Penalties for Non-Compliance

When a transaction is determined to lack economic substance, the direct consequence is the disallowance of the claimed tax benefit. Any deduction, loss, or credit generated by the transaction is reversed, and the taxpayer’s tax liability is recalculated, which can result in a significant increase in the amount of tax owed.

Beyond the denial of the tax benefit, the law imposes strict financial penalties. A strict-liability penalty of 20% is applied to the portion of the tax underpayment resulting from the disallowed transaction. The term “strict liability” signifies that the penalty is applied automatically once the transaction is found to lack economic substance. A taxpayer’s belief that the transaction was legitimate, even if based on professional advice, generally does not provide a defense.

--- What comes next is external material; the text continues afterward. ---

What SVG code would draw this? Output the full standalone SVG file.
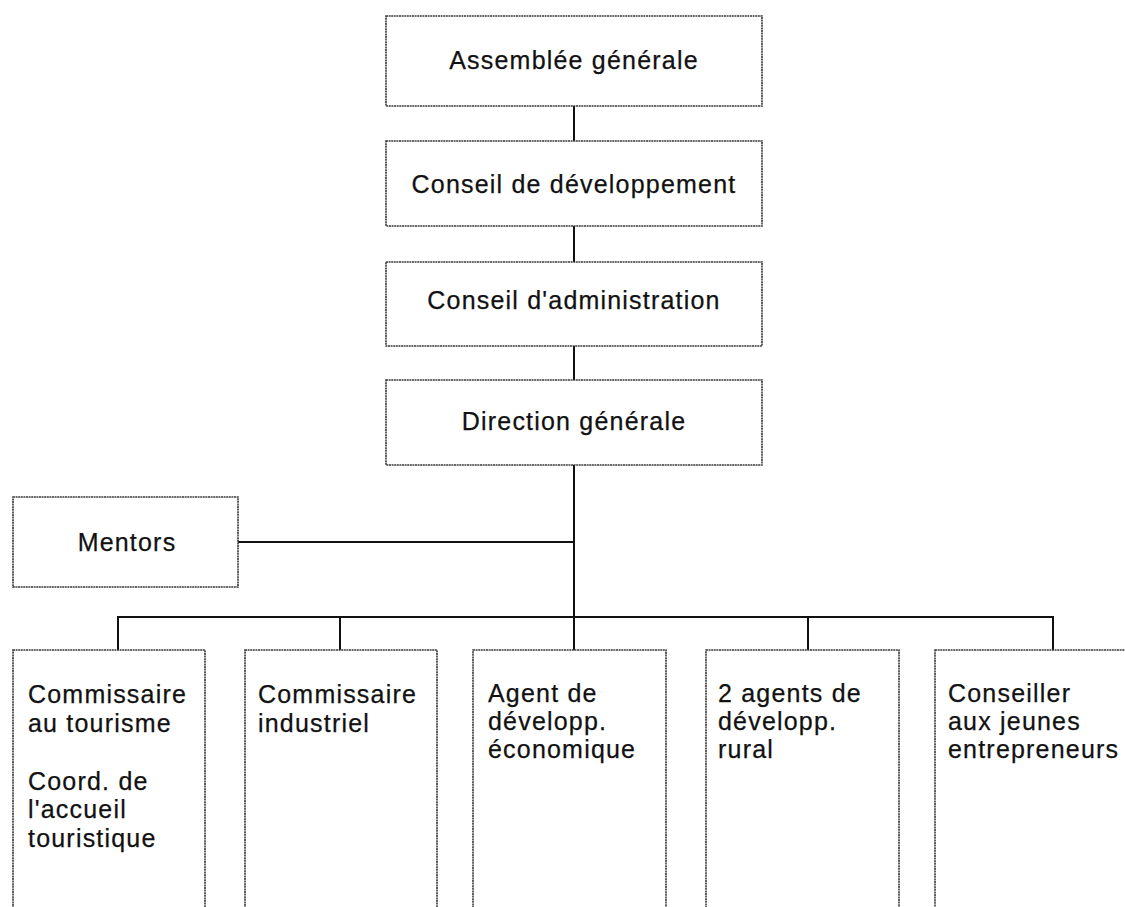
<svg xmlns="http://www.w3.org/2000/svg" width="1125" height="907" viewBox="0 0 1125 907">
<style>
.box{fill:#fff;stroke:#3a3a3a;stroke-width:1.6;stroke-dasharray:2 0.6}
.t{font-family:"Liberation Sans",Arial,sans-serif;font-size:25px;letter-spacing:1.2px;fill:#111;stroke:#111;stroke-width:0.25}
.c{text-anchor:middle}
.ln{fill:none;stroke:#111;stroke-width:2}
</style>
<rect width="1125" height="907" fill="#fff"/>
<g id="connectors">
<path class="ln" d="M574 106V141M574 226V262M574 346V380M574 465V617M238 542H574"/>
<path class="ln" d="M118 650V617H1053V650M340 617V650M574 617V650M808 617V650"/>
</g>
<g id="n1"><rect class="box" x="386" y="16" width="376" height="90"/><text class="t c" x="574" y="69">Assemblée générale</text></g>
<g id="n2"><rect class="box" x="386" y="141" width="376" height="85"/><text class="t c" x="574" y="193">Conseil de développement</text></g>
<g id="n3"><rect class="box" x="386" y="262" width="376" height="84"/><text class="t c" x="574" y="309">Conseil d'administration</text></g>
<g id="n4"><rect class="box" x="386" y="380" width="376" height="85"/><text class="t c" x="574" y="430">Direction générale</text></g>
<g id="n5"><rect class="box" x="13" y="497" width="225" height="90"/><text class="t c" x="127" y="551">Mentors</text></g>
<g id="n6"><rect class="box" x="13" y="650" width="192" height="300"/>
<text class="t" x="28" y="703">Commissaire</text><text class="t" x="28" y="732">au tourisme</text>
<text class="t" x="28" y="790">Coord. de</text><text class="t" x="28" y="818">l'accueil</text><text class="t" x="28" y="847">touristique</text></g>
<g id="n7"><rect class="box" x="245" y="650" width="192" height="300"/>
<text class="t" x="258" y="703">Commissaire</text><text class="t" x="258" y="732">industriel</text></g>
<g id="n8"><rect class="box" x="473" y="650" width="193" height="300"/>
<text class="t" x="488" y="702">Agent de</text><text class="t" x="488" y="730">développ.</text><text class="t" x="488" y="758">économique</text></g>
<g id="n9"><rect class="box" x="706" y="650" width="193" height="300"/>
<text class="t" x="718" y="702">2 agents de</text><text class="t" x="718" y="730">développ.</text><text class="t" x="718" y="758">rural</text></g>
<g id="n10"><rect class="box" x="935" y="650" width="200" height="300"/>
<text class="t" x="948" y="702">Conseiller</text><text class="t" x="948" y="730">aux jeunes</text><text class="t" x="948" y="758">entrepreneurs</text></g>
</svg>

The penalty can be increased significantly if the taxpayer failed to properly disclose the transaction. If a transaction lacking economic substance was not adequately disclosed, the penalty rate doubles from 20% to 40% of the underpayment. The rules for adequate disclosure are specific and may require filing Form 8886, Reportable Transaction Disclosure Statement.

The law provides very limited grounds for waiving these penalties. Unlike other accuracy-related penalties, the economic substance penalty cannot be avoided by demonstrating a reasonable cause or that the taxpayer acted in good faith. The IRS has very narrow authority to rescind the penalty, and this authority is exercised only in rare circumstances.